Last weekend my students took their third practice ACT. This is an exciting time because they have finally had a few good weeks of ACT strategy and they are eager to see if their scores have improved. This is also an important time for me to figure out which students are understanding the material and which students need some extra attention. While most of my students seemed confident that they had at least improved a little on each section, they left the test with defeated looks on their faces after finishing the last section, the essay. After reading the prompt, it's not hard to see why my students felt this way.
The prompt goes:
"Most people enjoy having a yard so that they can design both the exterior and the interior of their homes. Some people prefer landscaping that is polished and controlled, with lush green lawns, carefully trimmed shrubs or bushes, and flowers that are replaced each season so that they remain fresh and colorful. Proponents of this type of landscaping believe that the visual design of a yard is the most important factor and that neighborhoods should have standard guidelines so that the area looks uniform and consistent. Opponents of polished landscaping believe that yards require a variety of treatments, based on factors such as the climate conditions of the region, and advocate for choices that incorporate water conservation, native species, and edible plants. In your opinion, should people follow standard landscaping guidelines that focus on a yard's visual design, or should they vary their landscaping design out of consideration for other factors like climate or conservation?"
As I see it, there are two main problems with this prompt:
1. We told our students that every prompt they would get on the ACT would have something to do with their lives as students, something they could relate to. We gave examples of debates surrounding school uniforms, year round schools, single sex education, serving fast food in the cafeteria, weighted grades, the list goes on. This prompt has nothing to do with the lives of the majority of high schoolers in this country and I'm pretty sure that most high schoolers would have no opinion on the issue whatsoever (unless you're one of my good friends who worked summers with a landscaping company).
2. This prompt certainly has no relevance or context for most low income or urban students- who may be living in housing without yards or might not have the income to afford landscaping. This is the issue I will be focussing on for the remainder of this post.
Most of my students qualify for free or reduced lunch and if they don't, they definitely make well under the average income for the state. The neighborhoods surrounding the school where I work have small yards, but, as far as I can tell, no neighborhood association regulating landscaping or anything else. When I think of neighborhood associations, I think of wealthy neighborhoods where the residents can afford to pay dues to have a council that puts on BBQs and gives gifts to the mailmen. That is certainly not the kind of neighborhood my students come from. For those who don't live in single family homes, they live in apartments or town homes without yards. Thus, this prompt brings up a concept that almost none of my students have any experience with.

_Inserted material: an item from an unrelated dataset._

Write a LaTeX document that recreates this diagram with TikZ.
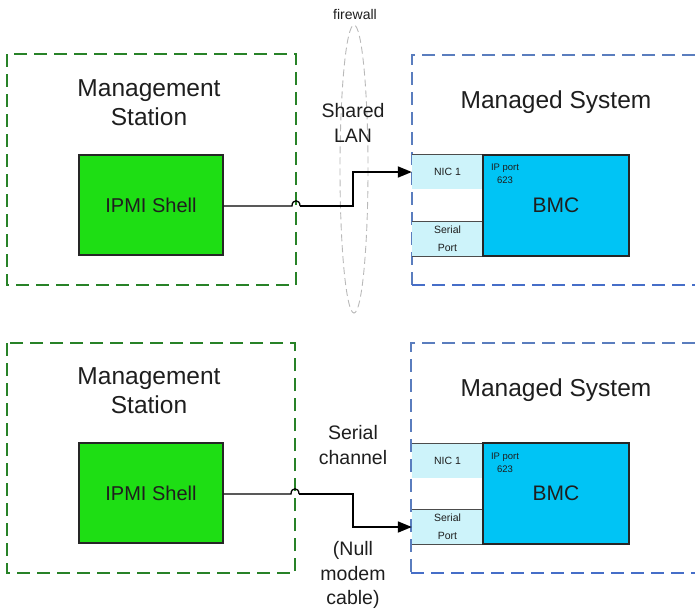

In fact, quite a few of my students did not know what landscaping was- and this was true among my coworkers as well. In their essays we had students argue for having landscapes instead of yards or having a back yard, or what to put in your yard (think swimming pool and playground). It was clear that besides not having any personal experience with landscaping in their own yards, they had never even encountered the term.
To me this begged the question: 'is this a classist prompt??' And honestly, I believe the answer is yes. The definition of 'classist' is "biased based on social or economic class." For a writing prompt to be classist it would have to give an unfair advantage to those of a certain social or economic class. I believe this prompt does just that. If I had this prompt when I was taking the ACT (or SAT in my case), I would have had absolutely no trouble answering the prompt. Why? Because most if not all of the neighborhoods I lived in growing up had guidelines for landscaping. More than that, I'm pretty sure that for at least the last 13 years my family has had a LANDSCAPER. I grew up seeing drawings for new gardens in our yard, hearing about the installation of underground sprinklers, and watching my parents ask permission from neighborhood councils to put fences in my yard (and wouldn't you know they even cared about what material the fences were made out of). I grew up surrounded by this information because my parents had the expendable income to pay for everything that comes with landscaping and because we belonged in a social class that expected it of us.
Most of my students do not have the same exposure to landscaping as I did, giving them an unfair disadvantage when approaching this prompt. In the words of one of my co-workers: "they might as well have asked if hired help should be full time or part time or if neighborhoods should be gated or not!"- this prompt was clearly aimed towards a set of students with a certain life style, one which, from my knowledge, most urban low income students do not share.
It's incredibly frustrating to think that a standardized test, one which is supposed to put students on an even level regardless of their high school, background, religion, race, etc. can so blatantly give an advantage to some students over others. What's worse is that it is really difficult to help our students overcome this type of disadvantage. We can teach our students how to write a well structured essay, but we cannot give them life experiences they've never had- and when a whole prompt is based on such an experience, having it can make or break one's score.